# Stated problem:
Set down, exactly as written, the lines from the top of the data to the line that holds "import * as", and omit the pictures.

===

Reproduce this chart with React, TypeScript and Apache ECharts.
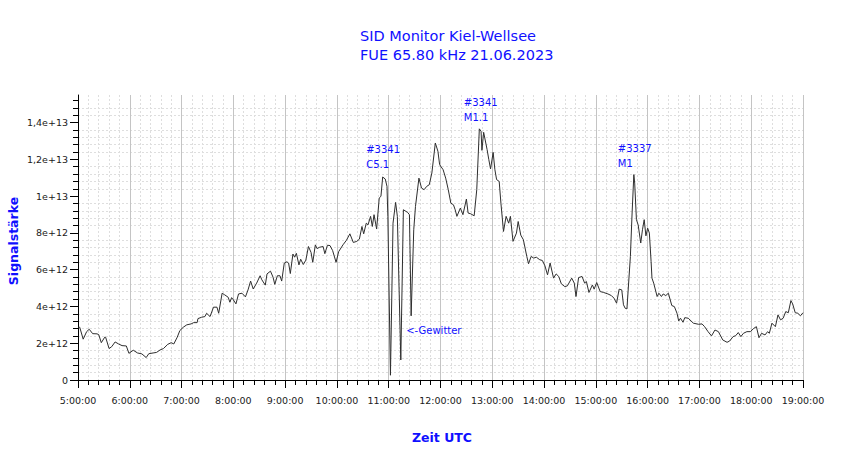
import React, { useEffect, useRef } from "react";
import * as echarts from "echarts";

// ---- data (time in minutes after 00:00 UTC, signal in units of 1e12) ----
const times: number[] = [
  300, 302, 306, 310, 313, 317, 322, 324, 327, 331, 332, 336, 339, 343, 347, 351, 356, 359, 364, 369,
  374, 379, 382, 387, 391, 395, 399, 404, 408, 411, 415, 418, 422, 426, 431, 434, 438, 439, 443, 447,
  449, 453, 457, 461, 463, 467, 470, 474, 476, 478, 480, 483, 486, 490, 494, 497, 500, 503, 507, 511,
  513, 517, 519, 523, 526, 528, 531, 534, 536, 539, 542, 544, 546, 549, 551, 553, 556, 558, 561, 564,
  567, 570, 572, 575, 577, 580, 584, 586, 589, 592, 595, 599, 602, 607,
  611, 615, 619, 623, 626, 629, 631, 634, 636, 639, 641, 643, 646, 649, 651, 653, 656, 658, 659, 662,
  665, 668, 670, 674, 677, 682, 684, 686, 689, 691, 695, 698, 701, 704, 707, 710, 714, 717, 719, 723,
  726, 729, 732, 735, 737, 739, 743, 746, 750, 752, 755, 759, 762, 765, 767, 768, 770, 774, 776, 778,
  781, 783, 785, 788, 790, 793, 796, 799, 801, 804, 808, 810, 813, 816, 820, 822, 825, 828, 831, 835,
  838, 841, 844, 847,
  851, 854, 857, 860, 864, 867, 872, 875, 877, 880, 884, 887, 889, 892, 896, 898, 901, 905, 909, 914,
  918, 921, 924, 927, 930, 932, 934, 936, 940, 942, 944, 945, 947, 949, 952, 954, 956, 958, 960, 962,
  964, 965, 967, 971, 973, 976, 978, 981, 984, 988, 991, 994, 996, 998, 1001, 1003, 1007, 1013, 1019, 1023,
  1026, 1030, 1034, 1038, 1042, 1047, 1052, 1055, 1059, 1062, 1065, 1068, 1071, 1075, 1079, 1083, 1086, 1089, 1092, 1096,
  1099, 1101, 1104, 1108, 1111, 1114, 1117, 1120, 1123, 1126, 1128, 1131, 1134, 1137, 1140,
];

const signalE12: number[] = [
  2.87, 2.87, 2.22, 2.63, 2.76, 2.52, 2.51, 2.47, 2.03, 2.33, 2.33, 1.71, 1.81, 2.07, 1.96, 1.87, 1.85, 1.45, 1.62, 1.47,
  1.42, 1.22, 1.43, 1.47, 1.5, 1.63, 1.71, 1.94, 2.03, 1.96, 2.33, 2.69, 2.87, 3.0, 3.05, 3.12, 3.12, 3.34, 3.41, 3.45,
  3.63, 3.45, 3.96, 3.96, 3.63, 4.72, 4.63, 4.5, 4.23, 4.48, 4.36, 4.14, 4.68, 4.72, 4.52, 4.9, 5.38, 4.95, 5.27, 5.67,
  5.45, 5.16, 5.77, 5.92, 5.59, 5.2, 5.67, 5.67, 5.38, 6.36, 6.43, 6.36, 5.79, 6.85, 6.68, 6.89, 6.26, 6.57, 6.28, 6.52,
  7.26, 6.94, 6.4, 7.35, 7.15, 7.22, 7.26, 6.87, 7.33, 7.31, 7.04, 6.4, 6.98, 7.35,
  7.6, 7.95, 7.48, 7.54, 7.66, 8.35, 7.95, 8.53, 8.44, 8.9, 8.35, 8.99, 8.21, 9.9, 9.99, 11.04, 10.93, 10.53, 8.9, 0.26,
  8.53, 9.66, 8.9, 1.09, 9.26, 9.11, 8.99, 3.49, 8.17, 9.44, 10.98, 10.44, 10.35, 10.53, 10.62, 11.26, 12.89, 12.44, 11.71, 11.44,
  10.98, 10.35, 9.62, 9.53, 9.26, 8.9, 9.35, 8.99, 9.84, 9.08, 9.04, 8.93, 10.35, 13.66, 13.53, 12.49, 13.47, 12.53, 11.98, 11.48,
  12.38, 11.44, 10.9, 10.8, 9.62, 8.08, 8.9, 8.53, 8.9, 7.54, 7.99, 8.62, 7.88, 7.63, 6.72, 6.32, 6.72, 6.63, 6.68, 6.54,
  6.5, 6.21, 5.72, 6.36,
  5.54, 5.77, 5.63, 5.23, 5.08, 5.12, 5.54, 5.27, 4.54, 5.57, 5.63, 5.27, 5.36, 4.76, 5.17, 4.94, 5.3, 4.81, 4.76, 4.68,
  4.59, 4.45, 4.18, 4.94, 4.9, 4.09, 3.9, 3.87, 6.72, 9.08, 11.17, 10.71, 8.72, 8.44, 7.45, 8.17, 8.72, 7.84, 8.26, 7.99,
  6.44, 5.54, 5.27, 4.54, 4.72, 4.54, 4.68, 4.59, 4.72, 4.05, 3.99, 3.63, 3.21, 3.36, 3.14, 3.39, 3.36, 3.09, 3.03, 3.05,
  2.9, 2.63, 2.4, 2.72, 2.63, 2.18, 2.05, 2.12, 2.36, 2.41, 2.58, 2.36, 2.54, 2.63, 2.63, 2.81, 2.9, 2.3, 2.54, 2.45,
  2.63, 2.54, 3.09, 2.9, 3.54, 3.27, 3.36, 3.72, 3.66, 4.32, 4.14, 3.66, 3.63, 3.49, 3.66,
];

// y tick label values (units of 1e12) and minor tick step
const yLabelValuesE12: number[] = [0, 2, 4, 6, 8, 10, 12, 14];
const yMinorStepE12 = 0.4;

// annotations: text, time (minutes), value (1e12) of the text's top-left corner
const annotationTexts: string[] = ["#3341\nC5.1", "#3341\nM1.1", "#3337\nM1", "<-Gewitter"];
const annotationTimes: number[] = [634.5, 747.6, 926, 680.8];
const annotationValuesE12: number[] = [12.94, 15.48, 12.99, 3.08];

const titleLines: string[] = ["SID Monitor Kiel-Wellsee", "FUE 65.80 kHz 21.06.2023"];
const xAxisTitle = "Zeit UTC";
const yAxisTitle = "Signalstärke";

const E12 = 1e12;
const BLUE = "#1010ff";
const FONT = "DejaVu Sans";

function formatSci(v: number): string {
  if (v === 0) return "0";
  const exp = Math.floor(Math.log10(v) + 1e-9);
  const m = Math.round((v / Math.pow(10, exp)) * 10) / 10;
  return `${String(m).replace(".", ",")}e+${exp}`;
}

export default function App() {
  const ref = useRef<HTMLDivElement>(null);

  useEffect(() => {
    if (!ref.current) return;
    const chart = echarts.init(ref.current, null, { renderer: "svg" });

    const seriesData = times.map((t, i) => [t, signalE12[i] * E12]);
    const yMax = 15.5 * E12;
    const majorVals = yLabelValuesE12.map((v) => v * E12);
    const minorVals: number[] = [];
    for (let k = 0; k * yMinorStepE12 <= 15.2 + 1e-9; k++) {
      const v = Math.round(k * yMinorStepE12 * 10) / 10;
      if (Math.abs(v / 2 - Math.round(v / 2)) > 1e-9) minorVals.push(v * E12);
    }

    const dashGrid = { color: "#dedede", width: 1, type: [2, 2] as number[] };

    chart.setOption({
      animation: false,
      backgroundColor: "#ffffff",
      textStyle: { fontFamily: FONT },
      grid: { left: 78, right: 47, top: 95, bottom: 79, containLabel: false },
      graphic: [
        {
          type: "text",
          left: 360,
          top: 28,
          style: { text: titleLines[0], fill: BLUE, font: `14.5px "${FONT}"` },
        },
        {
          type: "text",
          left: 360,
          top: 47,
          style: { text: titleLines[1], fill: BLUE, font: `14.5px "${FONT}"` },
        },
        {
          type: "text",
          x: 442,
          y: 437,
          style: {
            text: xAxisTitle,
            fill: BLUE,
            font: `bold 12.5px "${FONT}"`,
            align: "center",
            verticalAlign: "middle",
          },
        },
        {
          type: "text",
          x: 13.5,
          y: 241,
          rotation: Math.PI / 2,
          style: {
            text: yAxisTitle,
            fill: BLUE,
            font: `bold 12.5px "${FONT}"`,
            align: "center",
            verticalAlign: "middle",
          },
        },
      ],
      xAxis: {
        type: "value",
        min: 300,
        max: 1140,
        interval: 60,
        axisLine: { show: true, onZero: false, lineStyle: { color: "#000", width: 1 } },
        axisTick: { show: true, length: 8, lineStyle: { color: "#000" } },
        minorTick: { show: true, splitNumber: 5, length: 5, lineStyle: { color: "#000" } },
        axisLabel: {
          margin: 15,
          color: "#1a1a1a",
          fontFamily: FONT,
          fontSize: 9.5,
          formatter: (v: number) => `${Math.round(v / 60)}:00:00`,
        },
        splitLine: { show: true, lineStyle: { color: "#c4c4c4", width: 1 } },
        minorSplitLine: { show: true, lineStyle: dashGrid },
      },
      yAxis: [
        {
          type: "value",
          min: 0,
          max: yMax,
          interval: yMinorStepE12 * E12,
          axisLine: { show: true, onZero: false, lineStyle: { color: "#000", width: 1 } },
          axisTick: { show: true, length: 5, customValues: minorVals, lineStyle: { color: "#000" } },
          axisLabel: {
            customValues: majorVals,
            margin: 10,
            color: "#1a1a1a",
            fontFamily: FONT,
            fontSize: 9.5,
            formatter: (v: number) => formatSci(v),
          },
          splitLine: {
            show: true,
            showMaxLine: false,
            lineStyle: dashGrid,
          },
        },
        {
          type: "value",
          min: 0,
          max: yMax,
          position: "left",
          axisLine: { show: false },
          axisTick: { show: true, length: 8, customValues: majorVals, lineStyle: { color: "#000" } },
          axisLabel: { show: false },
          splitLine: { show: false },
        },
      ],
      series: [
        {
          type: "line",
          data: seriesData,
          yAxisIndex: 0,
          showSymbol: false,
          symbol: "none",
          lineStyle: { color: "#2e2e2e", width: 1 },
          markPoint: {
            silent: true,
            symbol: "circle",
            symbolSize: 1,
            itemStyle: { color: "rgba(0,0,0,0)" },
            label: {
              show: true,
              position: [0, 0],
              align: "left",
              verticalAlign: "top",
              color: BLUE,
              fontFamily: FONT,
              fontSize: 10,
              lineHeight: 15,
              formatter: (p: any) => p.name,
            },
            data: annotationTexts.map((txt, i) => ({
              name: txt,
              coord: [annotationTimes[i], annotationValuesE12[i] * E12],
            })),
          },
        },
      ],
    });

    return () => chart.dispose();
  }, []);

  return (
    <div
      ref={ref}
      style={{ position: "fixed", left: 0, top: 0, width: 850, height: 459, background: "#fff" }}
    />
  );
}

===

# Expected output:
Reproduce this chart with React, TypeScript and Apache ECharts.
import React, { useEffect, useRef } from "react";
import * as echarts from "echarts";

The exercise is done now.